XVIII.30 On the authority of the clergy in the first dynasty

, par Stewart

Among barbarian peoples, priests ordinarily have some power, because they have both the authority which they owe to their religion and the influence which people like them place in superstition. And so we see in Tacitus that priests enjoyed great credit among the Germans, and that they maintained order in the assembly of the people. [1] They alone had the right to chastise, to bind, or to strike, which they did, not by order of the prince, nor to inflict a punishment, but as if by inspiration of the deity ever present to those who wage war. [2]

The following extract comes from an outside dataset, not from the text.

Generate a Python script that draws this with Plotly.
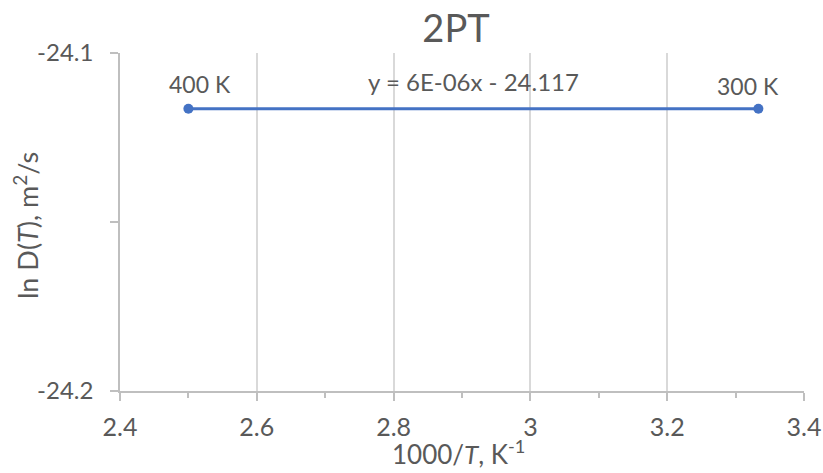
import plotly.graph_objects as go

# Data
inv_T = [2.5, 3.3333]          # 1000/T, K^-1
ln_D = [-24.1165, -24.1165]    # ln D(T), m^2/s
point_labels = ["400 K", "300 K"]
trend_text = "y = 6E-06x - 24.117"

x_tickvals = [2.4, 2.6, 2.8, 3.0, 3.2, 3.4]
x_ticktext = ["2.4", "2.6", "2.8", "3", "3.2", "3.4"]
y_tickvals = [-24.2, -24.1]
y_ticktext = ["-24.2", "-24.1"]
x_title = "1000/<i>T</i>, K<sup>-1</sup>"
y_title = "ln D(<i>T</i>), m<sup>2</sup>/s"

TXT = "#595959"
GRID = "#d9d9d9"
AX = "#bfbfbf"
FONT = "Lato, Open Sans, sans-serif"

W, H = 823, 473
L, R, T, B = 120, 19, 53, 82
PW, PH = W - L - R, H - T - B

fig = go.Figure()
fig.add_trace(go.Scatter(
    x=inv_T, y=ln_D, mode="lines+markers",
    line=dict(color="#4472C4", width=3),
    marker=dict(color="#4472C4", size=10),
    showlegend=False, hoverinfo="skip", cliponaxis=False,
))

# point labels
offsets = [(12, 25), (-10, 23)]
for xv, yv, lab, (dx, dy) in zip(inv_T, ln_D, point_labels, offsets):
    fig.add_annotation(x=xv, y=yv, text=lab, showarrow=False,
                       xshift=dx, yshift=dy,
                       font=dict(family=FONT, size=23, color=TXT))

# trendline label
fig.add_annotation(x=(inv_T[0] + inv_T[1]) / 2, y=ln_D[0], text=trend_text,
                   showarrow=False, xshift=0, yshift=27,
                   font=dict(family=FONT, size=24, color=TXT))

# axis titles
fig.add_annotation(xref="paper", yref="paper", x=(458 - L) / PW, y=-(B - 1) / PH,
                   xanchor="center", yanchor="bottom", text=x_title, showarrow=False,
                   font=dict(family=FONT, size=26, color=TXT))
fig.add_annotation(xref="paper", yref="paper", x=-(L - 26) / PW, y=((H - B) - 226) / PH,
                   xanchor="center", yanchor="middle", text=y_title, showarrow=False,
                   textangle=-90, font=dict(family=FONT, size=27, color=TXT))

fig.update_layout(
    width=W, height=H,
    margin=dict(l=L, r=R, t=T, b=B, autoexpand=False),
    paper_bgcolor="white", plot_bgcolor="white",
    title=dict(text="2PT", x=456 / W, xanchor="center", y=1 - 29 / H, yanchor="middle",
               font=dict(family=FONT, size=38, color=TXT)),
    font=dict(family=FONT, color=TXT),
)

fig.update_xaxes(
    range=[2.4, 3.4], tickvals=x_tickvals, ticktext=x_ticktext,
    showgrid=True, gridcolor=GRID, gridwidth=1.5,
    showline=True, linecolor=AX, linewidth=1.5,
    ticks="outside", ticklen=8, tickcolor=AX, tickwidth=1.5,
    ticklabelstandoff=5, automargin=False,
    minor=dict(dtick=0.1, tick0=2.4, ticks="outside", ticklen=5, tickcolor=AX, showgrid=False),
    tickfont=dict(family=FONT, size=25, color=TXT),
    zeroline=False, mirror=False,
)
fig.update_yaxes(
    range=[-24.2, -24.1], tickvals=y_tickvals, ticktext=y_ticktext,
    showgrid=True, gridcolor=GRID, gridwidth=1.5,
    showline=True, linecolor=AX, linewidth=1.5,
    ticks="outside", ticklen=8, tickcolor=AX, tickwidth=1.5,
    ticklabelstandoff=12, automargin=False,
    minor=dict(dtick=0.05, tick0=-24.2, ticks="outside", ticklen=8, tickcolor=AX, showgrid=False),
    tickfont=dict(family=FONT, size=24, color=TXT),
    zeroline=False,
)

fig.write_html("out.html", config={"displayModeBar": False},
               post_script="document.body.style.margin='0';document.body.style.overflow='hidden';")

We must not be surprised if from the beginning of the first dynasty we find the bishops as arbiters of judgments, [3] if we find them appearing in the assemblies of the nation, if they so greatly influence the resolutions of the kings, and if they are given so much property.

Notes

[1Silentium per sacerdotes, quibus et coercendi jus est, imperatur (De moribus Germanorum [ch. xi]).

[2Nec Regibus libera aut infinita potestas. […] Cæterum neque animadvertere, neque vincire, neque verberare, nisi sacerdotibus est permissum, non quasi in pœnam, nec Ducis jussu, sed velut Deo imperante, quem adesse bellatoribus credunt. (ibid [ch. vii].)

[3See Constitution de Clotaire of the year 560, article 6.